* **THE EXERCISE**:
Your copy of the material below should match it exactly, except that it holds no pictures.

* **DATA EXTRACT**:
▼

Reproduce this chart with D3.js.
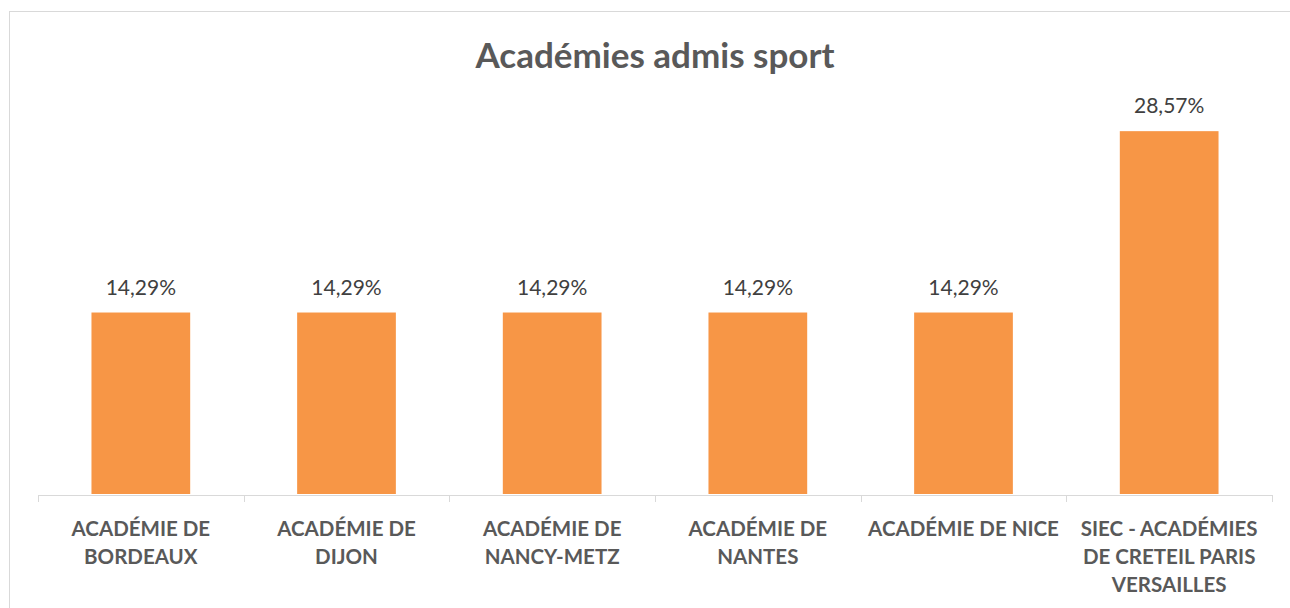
<!DOCTYPE html>
<html lang="fr">
<head>
<meta charset="UTF-8">
<title>Académies admis sport</title>
<script src="https://d3js.org/d3.v7.min.js"></script>
<style type="text/css">
    body { margin: 0; background: white; }
    text { font-family: Lato, "Open Sans", sans-serif; }
</style>
</head>
<body>
<script type="text/javascript">

const categories = [
    "ACADÉMIE DE BORDEAUX",
    "ACADÉMIE DE DIJON",
    "ACADÉMIE DE NANCY-METZ",
    "ACADÉMIE DE NANTES",
    "ACADÉMIE DE NICE",
    "SIEC - ACADÉMIES DE CRETEIL PARIS VERSAILLES"
];
const values = [14.29, 14.29, 14.29, 14.29, 14.29, 28.57];
const valueLabels = ["14,29%", "14,29%", "14,29%", "14,29%", "14,29%", "28,57%"];

const width = 1290, height = 608;
const svg = d3.select("body").append("svg")
    .attr("width", width)
    .attr("height", height);

// chart frame
svg.append("rect")
    .attr("x", 9.5).attr("y", 11.5)
    .attr("width", 1300).attr("height", 620)
    .attr("fill", "white")
    .attr("stroke", "#d9d9d9");

svg.append("text")
    .attr("x", 655).attr("y", 68)
    .attr("text-anchor", "middle")
    .style("font-size", "35px")
    .style("font-weight", "bold")
    .style("fill", "#595959")
    .text("Académies admis sport");

const x = d3.scaleBand()
    .domain(categories)
    .range([38, 1272])
    .paddingInner(0.52)
    .paddingOuter(0.26);

const y = d3.scaleLinear()
    .domain([0, 30])
    .range([494, 113]);

svg.selectAll(".bar")
    .data(values)
    .enter().append("rect")
    .attr("class", "bar")
    .attr("x", (d, i) => x(categories[i]))
    .attr("y", d => y(d))
    .attr("width", x.bandwidth())
    .attr("height", d => y(0) - y(d))
    .attr("fill", "#f79646");

svg.selectAll(".val")
    .data(values)
    .enter().append("text")
    .attr("class", "val")
    .attr("x", (d, i) => x(categories[i]) + x.bandwidth() / 2)
    .attr("y", d => y(d) - 18)
    .attr("text-anchor", "middle")
    .style("font-size", "21px")
    .style("fill", "#404040")
    .text((d, i) => valueLabels[i]);

// category axis with ticks between categories
const step = (1272 - 38) / categories.length;
const axisG = svg.append("g");
axisG.append("line")
    .attr("x1", 38).attr("x2", 1272)
    .attr("y1", 495.5).attr("y2", 495.5)
    .attr("stroke", "#d9d9d9");
axisG.selectAll(".tick")
    .data(d3.range(categories.length + 1))
    .enter().append("line")
    .attr("x1", i => Math.round(38 + i * step) + 0.5)
    .attr("x2", i => Math.round(38 + i * step) + 0.5)
    .attr("y1", 495).attr("y2", 502)
    .attr("stroke", "#d9d9d9");

function wrapLines(str, maxWidth, measure) {
    const words = str.split(" ");
    const lines = [];
    let cur = "";
    words.forEach(w => {
        const test = cur ? cur + " " + w : w;
        if (cur && measure(test) > maxWidth) {
            lines.push(cur);
            cur = w;
        } else {
            cur = test;
        }
    });
    if (cur) lines.push(cur);
    return lines;
}

const labels = svg.selectAll(".cat")
    .data(categories)
    .enter().append("text")
    .attr("class", "cat")
    .attr("text-anchor", "middle")
    .style("font-size", "20.5px")
    .style("font-weight", "bold")
    .style("fill", "#595959");

labels.each(function(d) {
    const el = d3.select(this);
    const cx = x(d) + x.bandwidth() / 2;
    const probe = el.append("tspan");
    const measure = s => { probe.text(s); return probe.node().getComputedTextLength(); };
    const lines = wrapLines(d, 196, measure);
    probe.remove();
    lines.forEach((line, k) => {
        el.append("tspan")
            .attr("x", cx)
            .attr("y", 536 + k * 28)
            .text(line);
    });
});

</script>
</body>
</html>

▲

* **RESPONSE**:
Reproduce this chart with D3.js.
<!DOCTYPE html>
<html lang="fr">
<head>
<meta charset="UTF-8">
<title>Académies admis sport</title>
<script src="https://d3js.org/d3.v7.min.js"></script>
<style type="text/css">
    body { margin: 0; background: white; }
    text { font-family: Lato, "Open Sans", sans-serif; }
</style>
</head>
<body>
<script type="text/javascript">

const categories = [
    "ACADÉMIE DE BORDEAUX",
    "ACADÉMIE DE DIJON",
    "ACADÉMIE DE NANCY-METZ",
    "ACADÉMIE DE NANTES",
    "ACADÉMIE DE NICE",
    "SIEC - ACADÉMIES DE CRETEIL PARIS VERSAILLES"
];
const values = [14.29, 14.29, 14.29, 14.29, 14.29, 28.57];
const valueLabels = ["14,29%", "14,29%", "14,29%", "14,29%", "14,29%", "28,57%"];

const width = 1290, height = 608;
const svg = d3.select("body").append("svg")
    .attr("width", width)
    .attr("height", height);

// chart frame
svg.append("rect")
    .attr("x", 9.5).attr("y", 11.5)
    .attr("width", 1300).attr("height", 620)
    .attr("fill", "white")
    .attr("stroke", "#d9d9d9");

svg.append("text")
    .attr("x", 655).attr("y", 68)
    .attr("text-anchor", "middle")
    .style("font-size", "35px")
    .style("font-weight", "bold")
    .style("fill", "#595959")
    .text("Académies admis sport");

const x = d3.scaleBand()
    .domain(categories)
    .range([38, 1272])
    .paddingInner(0.52)
    .paddingOuter(0.26);

const y = d3.scaleLinear()
    .domain([0, 30])
    .range([494, 113]);

svg.selectAll(".bar")
    .data(values)
    .enter().append("rect")
    .attr("class", "bar")
    .attr("x", (d, i) => x(categories[i]))
    .attr("y", d => y(d))
    .attr("width", x.bandwidth())
    .attr("height", d => y(0) - y(d))
    .attr("fill", "#f79646");

svg.selectAll(".val")
    .data(values)
    .enter().append("text")
    .attr("class", "val")
    .attr("x", (d, i) => x(categories[i]) + x.bandwidth() / 2)
    .attr("y", d => y(d) - 18)
    .attr("text-anchor", "middle")
    .style("font-size", "21px")
    .style("fill", "#404040")
    .text((d, i) => valueLabels[i]);

// category axis with ticks between categories
const step = (1272 - 38) / categories.length;
const axisG = svg.append("g");
axisG.append("line")
    .attr("x1", 38).attr("x2", 1272)
    .attr("y1", 495.5).attr("y2", 495.5)
    .attr("stroke", "#d9d9d9");
axisG.selectAll(".tick")
    .data(d3.range(categories.length + 1))
    .enter().append("line")
    .attr("x1", i => Math.round(38 + i * step) + 0.5)
    .attr("x2", i => Math.round(38 + i * step) + 0.5)
    .attr("y1", 495).attr("y2", 502)
    .attr("stroke", "#d9d9d9");

function wrapLines(str, maxWidth, measure) {
    const words = str.split(" ");
    const lines = [];
    let cur = "";
    words.forEach(w => {
        const test = cur ? cur + " " + w : w;
        if (cur && measure(test) > maxWidth) {
            lines.push(cur);
            cur = w;
        } else {
            cur = test;
        }
    });
    if (cur) lines.push(cur);
    return lines;
}

const labels = svg.selectAll(".cat")
    .data(categories)
    .enter().append("text")
    .attr("class", "cat")
    .attr("text-anchor", "middle")
    .style("font-size", "20.5px")
    .style("font-weight", "bold")
    .style("fill", "#595959");

labels.each(function(d) {
    const el = d3.select(this);
    const cx = x(d) + x.bandwidth() / 2;
    const probe = el.append("tspan");
    const measure = s => { probe.text(s); return probe.node().getComputedTextLength(); };
    const lines = wrapLines(d, 196, measure);
    probe.remove();
    lines.forEach((line, k) => {
        el.append("tspan")
            .attr("x", cx)
            .attr("y", 536 + k * 28)
            .text(line);
    });
});

</script>
</body>
</html>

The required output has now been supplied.